**Exercise prompt**
Starting with the first line of the listing, quote each line exactly until and including the one with "const MARKER_R = 9.3, LW = 2.3, CAP = 4.5;", leaving pictures out.

--- start of Data block ---

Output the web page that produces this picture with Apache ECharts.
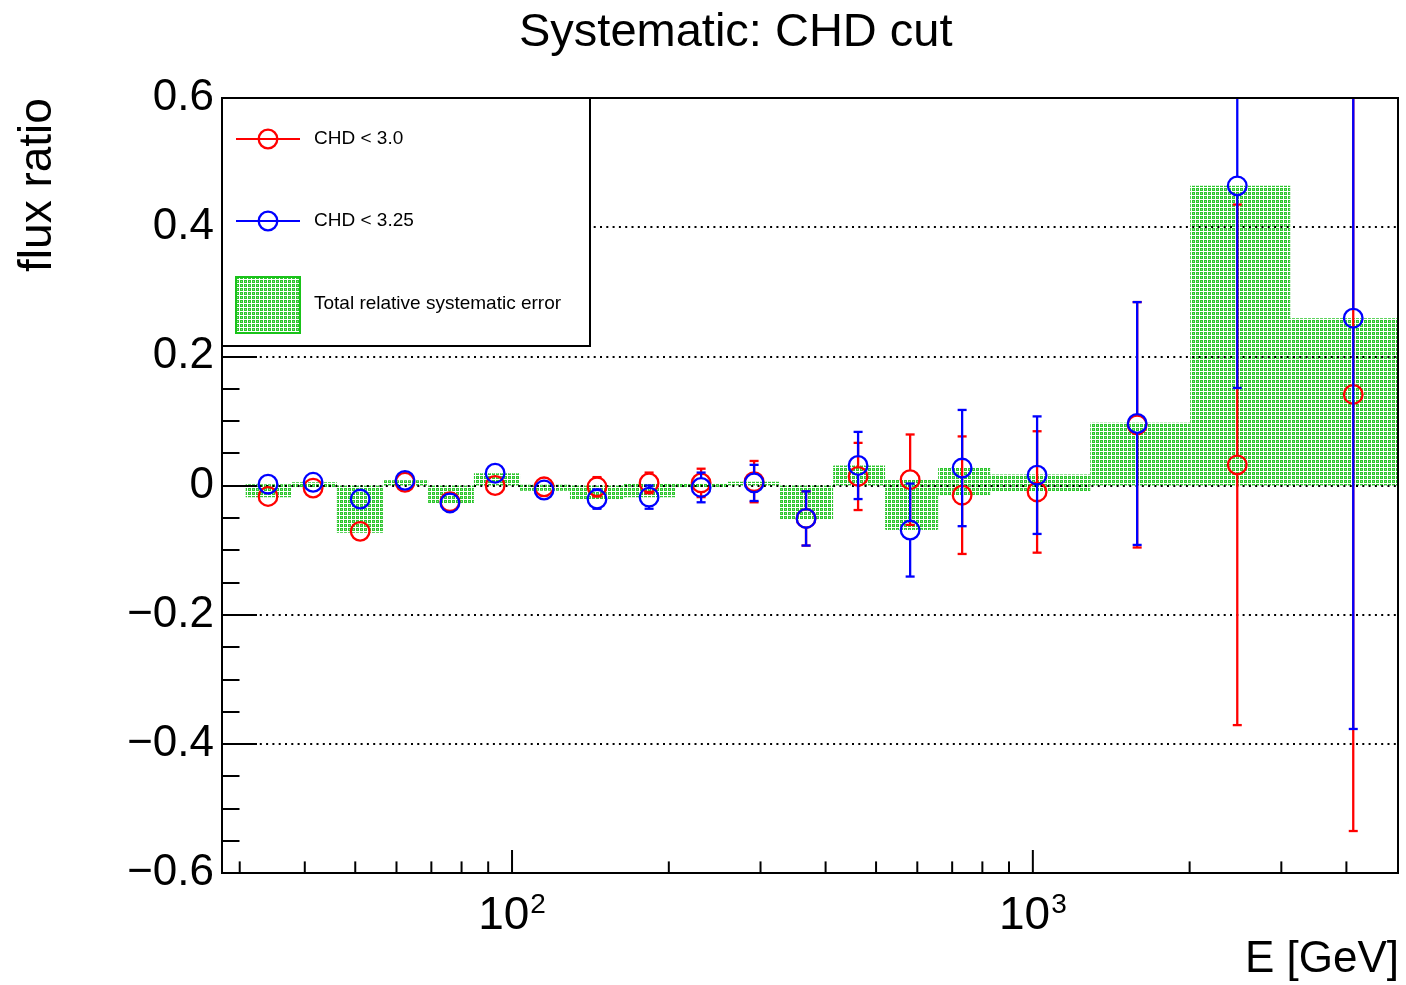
<!DOCTYPE html>
<html>
<head>
<meta charset="utf-8">
<script src="https://cdn.jsdelivr.net/npm/echarts@6/dist/echarts.min.js"></script>
<style>
html,body{margin:0;padding:0;background:#fff;}
#chart{width:1406px;height:985px;}
</style>
</head>
<body>
<div id="chart"></div>
<script>
// ---- data ----
const binEdges = [30.8, 37.8, 46.1, 56.5, 69.0, 84.5, 103.6, 129.2, 163.4, 205.6, 259.8, 327.1, 413.5, 520.3, 657.9, 827.9, 1289, 2005, 3120, 5025];
const sysLow  = [-0.018, -0.004, -0.073, 0.000, -0.028, 0.000, -0.008, -0.021, -0.018, -0.003, 0.000, -0.052, 0.000, -0.069, -0.015, -0.010, 0.000, 0.000, 0.000];
const sysHigh = [0.002, 0.005, 0.000, 0.008, 0.000, 0.019, 0.001, 0.000, 0.004, 0.004, 0.006, 0.000, 0.031, 0.009, 0.027, 0.017, 0.097, 0.464, 0.259];
const energies = [34.0, 41.5, 51.1, 62.3, 76.0, 92.8, 115.2, 145.6, 183.3, 230.7, 291.6, 366.9, 461.8, 581.3, 731.5, 1019, 1586, 2469, 4123];
const redValues = [-0.017, -0.004, -0.071, 0.005, -0.025, 0.000, -0.002, -0.002, 0.004, 0.004, 0.006, -0.051, 0.014, 0.009, -0.015, -0.010, 0.094, 0.032, 0.141];
const redErrors = [0.008, 0.008, 0.009, 0.008, 0.009, 0.010, 0.011, 0.015, 0.016, 0.022, 0.032, 0.042, 0.052, 0.070, 0.091, 0.094, 0.190, 0.403, 0.676];
const blueValues = [0.002, 0.005, -0.021, 0.008, -0.027, 0.019, -0.007, -0.021, -0.018, -0.003, 0.004, -0.051, 0.031, -0.069, 0.027, 0.016, 0.096, 0.464, 0.259];
const blueErrors = [0.008, 0.008, 0.009, 0.008, 0.009, 0.010, 0.011, 0.015, 0.018, 0.023, 0.028, 0.042, 0.052, 0.072, 0.090, 0.091, 0.188, 0.313, 0.636];
const xTickValues = [30, 40, 50, 60, 70, 80, 90, 100, 200, 300, 400, 500, 600, 700, 800, 900, 1000, 2000, 3000, 4000];
const xLabelValues = [100, 1000];
const yMin = -0.6, yMax = 0.6, yStep = 0.2;
const xMin = 27.74, xMax = 5025;
const seriesNames = ['CHD < 3.0', 'CHD < 3.25', 'Total relative systematic error'];
const titleText = 'Systematic: CHD cut';
const xTitle = 'E [GeV]';
const yTitle = 'flux ratio';

// ---- styles ----
const FONT = '"Liberation Sans", Arial, Helvetica, sans-serif';
const RED = '#ff0000', BLUE = '#0000ff';
const MARKER_R = 9.3, LW = 2.3, CAP = 4.5;

function makePattern() {
  const c = document.createElement('canvas');
  c.width = 4; c.height = 4;
  const g = c.getContext('2d');
  g.fillStyle = '#ffffff';
  g.fillRect(0, 0, 4, 4);
  g.fillStyle = '#2cc62c';
  g.fillRect(0, 0, 3, 3);
  g.fillStyle = '#8fe08f';
  g.fillRect(1, 1, 1, 1);
  return c;
}
const patternCanvas = makePattern();
const greenFill = { image: patternCanvas, repeat: 'repeat' };

const boxData = binEdges.slice(0, -1).map((lo, i) => [lo, binEdges[i + 1], sysLow[i], sysHigh[i]]);
const redData = energies.map((e, i) => [e, redValues[i], redErrors[i]]);
const blueData = energies.map((e, i) => [e, blueValues[i], blueErrors[i]]);
const xTickData = xTickValues.map(v => [v]);

function pointRenderer(color) {
  return function (params, api) {
    const x = api.value(0), v = api.value(1), e = api.value(2);
    const c = api.coord([x, v]);
    const topVal = Math.min(v + e, yMax);
    const botVal = Math.max(v - e, yMin);
    const yTop = api.coord([x, topVal])[1];
    const yBot = api.coord([x, botVal])[1];
    const st = { stroke: color, lineWidth: LW, fill: null };
    const ch = [];
    if (c[1] - MARKER_R > yTop) {
      ch.push({ type: 'line', shape: { x1: c[0], y1: c[1] - MARKER_R, x2: c[0], y2: yTop }, style: st });
      if (v + e <= yMax) ch.push({ type: 'line', shape: { x1: c[0] - CAP, y1: yTop, x2: c[0] + CAP, y2: yTop }, style: st });
    }
    if (yBot > c[1] + MARKER_R) {
      ch.push({ type: 'line', shape: { x1: c[0], y1: c[1] + MARKER_R, x2: c[0], y2: yBot }, style: st });
      if (v - e >= yMin) ch.push({ type: 'line', shape: { x1: c[0] - CAP, y1: yBot, x2: c[0] + CAP, y2: yBot }, style: st });
    }
    ch.push({ type: 'circle', shape: { cx: c[0], cy: c[1], r: MARKER_R }, style: { stroke: color, lineWidth: LW, fill: null } });
    return { type: 'group', children: ch };
  };
}

const chart = echarts.init(document.getElementById('chart'), null, { renderer: 'canvas' });

const LZ = 100;
const option = {
  animation: false,
  backgroundColor: '#ffffff',
  textStyle: { fontFamily: FONT },
  title: {
    text: titleText,
    left: 514, top: 5,
    textStyle: { fontFamily: FONT, fontSize: 47, fontWeight: 'normal', color: '#000' }
  },
  grid: {
    left: 222, right: 8, top: 98, bottom: 112,
    show: true, z: 5,
    backgroundColor: 'transparent',
    borderColor: '#000', borderWidth: 2
  },
  xAxis: {
    type: 'log', logBase: 10,
    min: xMin, max: xMax,
    axisLine: { show: true, onZero: false, lineStyle: { color: '#000', width: 2 } },
    axisTick: { show: false },
    splitLine: { show: false },
    minorTick: { show: false },
    axisLabel: {
      margin: 18,
      color: '#000',
      showMinLabel: false, showMaxLabel: false,
      formatter: function (v) {
        for (const t of xLabelValues) {
          if (Math.abs(v - t) / t < 1e-6) return '{b|10}{s|' + Math.round(Math.log10(t)) + '}';
        }
        return '';
      },
      rich: {
        b: { fontFamily: FONT, fontSize: 46, color: '#000', lineHeight: 48, verticalAlign: 'bottom' },
        s: { fontFamily: FONT, fontSize: 28, color: '#000', lineHeight: 48, verticalAlign: 'top', padding: [0, 0, 0, 1] }
      }
    }
  },
  yAxis: {
    type: 'value',
    min: yMin, max: yMax, interval: yStep,
    z: 1.5,
    axisLine: { show: true, lineStyle: { color: '#000', width: 2 } },
    axisTick: { show: true, inside: true, length: 35, lineStyle: { color: '#000', width: 2 } },
    minorTick: { show: true, splitNumber: 4, length: 17.5, lineStyle: { color: '#000', width: 2 } },
    splitLine: { show: true, lineStyle: { color: '#000', width: 2, type: [2, 4.3] } },
    axisLabel: {
      margin: 8,
      color: '#000',
      fontFamily: FONT,
      fontSize: 44,
      padding: [5, 0, 0, 0],
      formatter: function (v) {
        const r = Math.round(v * 10) / 10;
        if (Math.abs(r) < 1e-9) return '0';
        return (r < 0 ? '\u2212' : '') + Math.abs(r).toFixed(1);
      }
    }
  },
  series: [
    {
      name: seriesNames[2],
      type: 'custom',
      z: 1,
      data: boxData,
      encode: { x: [0, 1], y: [2, 3] },
      renderItem: function (params, api) {
        const p1 = api.coord([api.value(0), api.value(3)]);
        const p2 = api.coord([api.value(1), api.value(2)]);
        return {
          type: 'rect',
          shape: { x: p1[0], y: p1[1], width: p2[0] - p1[0], height: Math.max(p2[1] - p1[1], 0) },
          style: { fill: greenFill, stroke: null }
        };
      }
    },
    {
      name: seriesNames[0],
      type: 'custom',
      z: 3,
      data: redData,
      encode: { x: 0, y: 1 },
      renderItem: pointRenderer(RED)
    },
    {
      name: seriesNames[1],
      type: 'custom',
      z: 4,
      data: blueData,
      encode: { x: 0, y: 1 },
      renderItem: pointRenderer(BLUE)
    },
    {
      name: 'x ticks',
      type: 'custom',
      z: 6,
      silent: true,
      clip: false,
      data: xTickData,
      encode: { x: 0 },
      renderItem: function (params, api) {
        const v = api.value(0);
        const p = api.coord([v, yMin]);
        const major = xLabelValues.some(t => Math.abs(v - t) / t < 1e-6);
        const len = major ? 23 : 11.6;
        return {
          type: 'line',
          shape: { x1: p[0], y1: p[1], x2: p[0], y2: p[1] - len },
          style: { stroke: '#000', lineWidth: 2 }
        };
      }
    }
  ],
  graphic: [
    {
      type: 'text', x: 38, y: 185, rotation: Math.PI / 2, z: LZ,
      style: { text: yTitle, font: '46px ' + FONT, fill: '#000', align: 'center', verticalAlign: 'middle' }
    },
    {
      type: 'text', x: 1399, y: 960, z: LZ,
      style: { text: xTitle, font: '44px ' + FONT, fill: '#000', align: 'right', verticalAlign: 'middle' }
    },
    { type: 'rect', z: LZ, shape: { x: 222, y: 98, width: 368, height: 248 }, style: { fill: '#fff', stroke: '#000', lineWidth: 2 } },
    { type: 'line', z: LZ + 1, shape: { x1: 236, y1: 139, x2: 300, y2: 139 }, style: { stroke: RED, lineWidth: 2 } },
    { type: 'circle', z: LZ + 1, shape: { cx: 268, cy: 139, r: MARKER_R }, style: { stroke: RED, lineWidth: LW, fill: null } },
    { type: 'text', z: LZ + 1, x: 314, y: 139, style: { text: seriesNames[0], font: '19px ' + FONT, fill: '#000', align: 'left', verticalAlign: 'middle' } },
    { type: 'line', z: LZ + 1, shape: { x1: 236, y1: 221, x2: 300, y2: 221 }, style: { stroke: BLUE, lineWidth: 2 } },
    { type: 'circle', z: LZ + 1, shape: { cx: 268, cy: 221, r: MARKER_R }, style: { stroke: BLUE, lineWidth: LW, fill: null } },
    { type: 'text', z: LZ + 1, x: 314, y: 221, style: { text: seriesNames[1], font: '19px ' + FONT, fill: '#000', align: 'left', verticalAlign: 'middle' } },
    { type: 'rect', z: LZ + 1, shape: { x: 236, y: 277, width: 64, height: 56 }, style: { fill: greenFill, stroke: '#19c319', lineWidth: 2 } },
    { type: 'text', z: LZ + 1, x: 314, y: 304, style: { text: seriesNames[2], font: '19px ' + FONT, fill: '#000', align: 'left', verticalAlign: 'middle' } }
  ]
};
chart.setOption(option);
</script>
</body>
</html>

--- end of Data block ---

**Output of the task**
Output the web page that produces this picture with Apache ECharts.
<!DOCTYPE html>
<html>
<head>
<meta charset="utf-8">
<script src="https://cdn.jsdelivr.net/npm/echarts@6/dist/echarts.min.js"></script>
<style>
html,body{margin:0;padding:0;background:#fff;}
#chart{width:1406px;height:985px;}
</style>
</head>
<body>
<div id="chart"></div>
<script>
// ---- data ----
const binEdges = [30.8, 37.8, 46.1, 56.5, 69.0, 84.5, 103.6, 129.2, 163.4, 205.6, 259.8, 327.1, 413.5, 520.3, 657.9, 827.9, 1289, 2005, 3120, 5025];
const sysLow  = [-0.018, -0.004, -0.073, 0.000, -0.028, 0.000, -0.008, -0.021, -0.018, -0.003, 0.000, -0.052, 0.000, -0.069, -0.015, -0.010, 0.000, 0.000, 0.000];
const sysHigh = [0.002, 0.005, 0.000, 0.008, 0.000, 0.019, 0.001, 0.000, 0.004, 0.004, 0.006, 0.000, 0.031, 0.009, 0.027, 0.017, 0.097, 0.464, 0.259];
const energies = [34.0, 41.5, 51.1, 62.3, 76.0, 92.8, 115.2, 145.6, 183.3, 230.7, 291.6, 366.9, 461.8, 581.3, 731.5, 1019, 1586, 2469, 4123];
const redValues = [-0.017, -0.004, -0.071, 0.005, -0.025, 0.000, -0.002, -0.002, 0.004, 0.004, 0.006, -0.051, 0.014, 0.009, -0.015, -0.010, 0.094, 0.032, 0.141];
const redErrors = [0.008, 0.008, 0.009, 0.008, 0.009, 0.010, 0.011, 0.015, 0.016, 0.022, 0.032, 0.042, 0.052, 0.070, 0.091, 0.094, 0.190, 0.403, 0.676];
const blueValues = [0.002, 0.005, -0.021, 0.008, -0.027, 0.019, -0.007, -0.021, -0.018, -0.003, 0.004, -0.051, 0.031, -0.069, 0.027, 0.016, 0.096, 0.464, 0.259];
const blueErrors = [0.008, 0.008, 0.009, 0.008, 0.009, 0.010, 0.011, 0.015, 0.018, 0.023, 0.028, 0.042, 0.052, 0.072, 0.090, 0.091, 0.188, 0.313, 0.636];
const xTickValues = [30, 40, 50, 60, 70, 80, 90, 100, 200, 300, 400, 500, 600, 700, 800, 900, 1000, 2000, 3000, 4000];
const xLabelValues = [100, 1000];
const yMin = -0.6, yMax = 0.6, yStep = 0.2;
const xMin = 27.74, xMax = 5025;
const seriesNames = ['CHD < 3.0', 'CHD < 3.25', 'Total relative systematic error'];
const titleText = 'Systematic: CHD cut';
const xTitle = 'E [GeV]';
const yTitle = 'flux ratio';

// ---- styles ----
const FONT = '"Liberation Sans", Arial, Helvetica, sans-serif';
const RED = '#ff0000', BLUE = '#0000ff';
const MARKER_R = 9.3, LW = 2.3, CAP = 4.5;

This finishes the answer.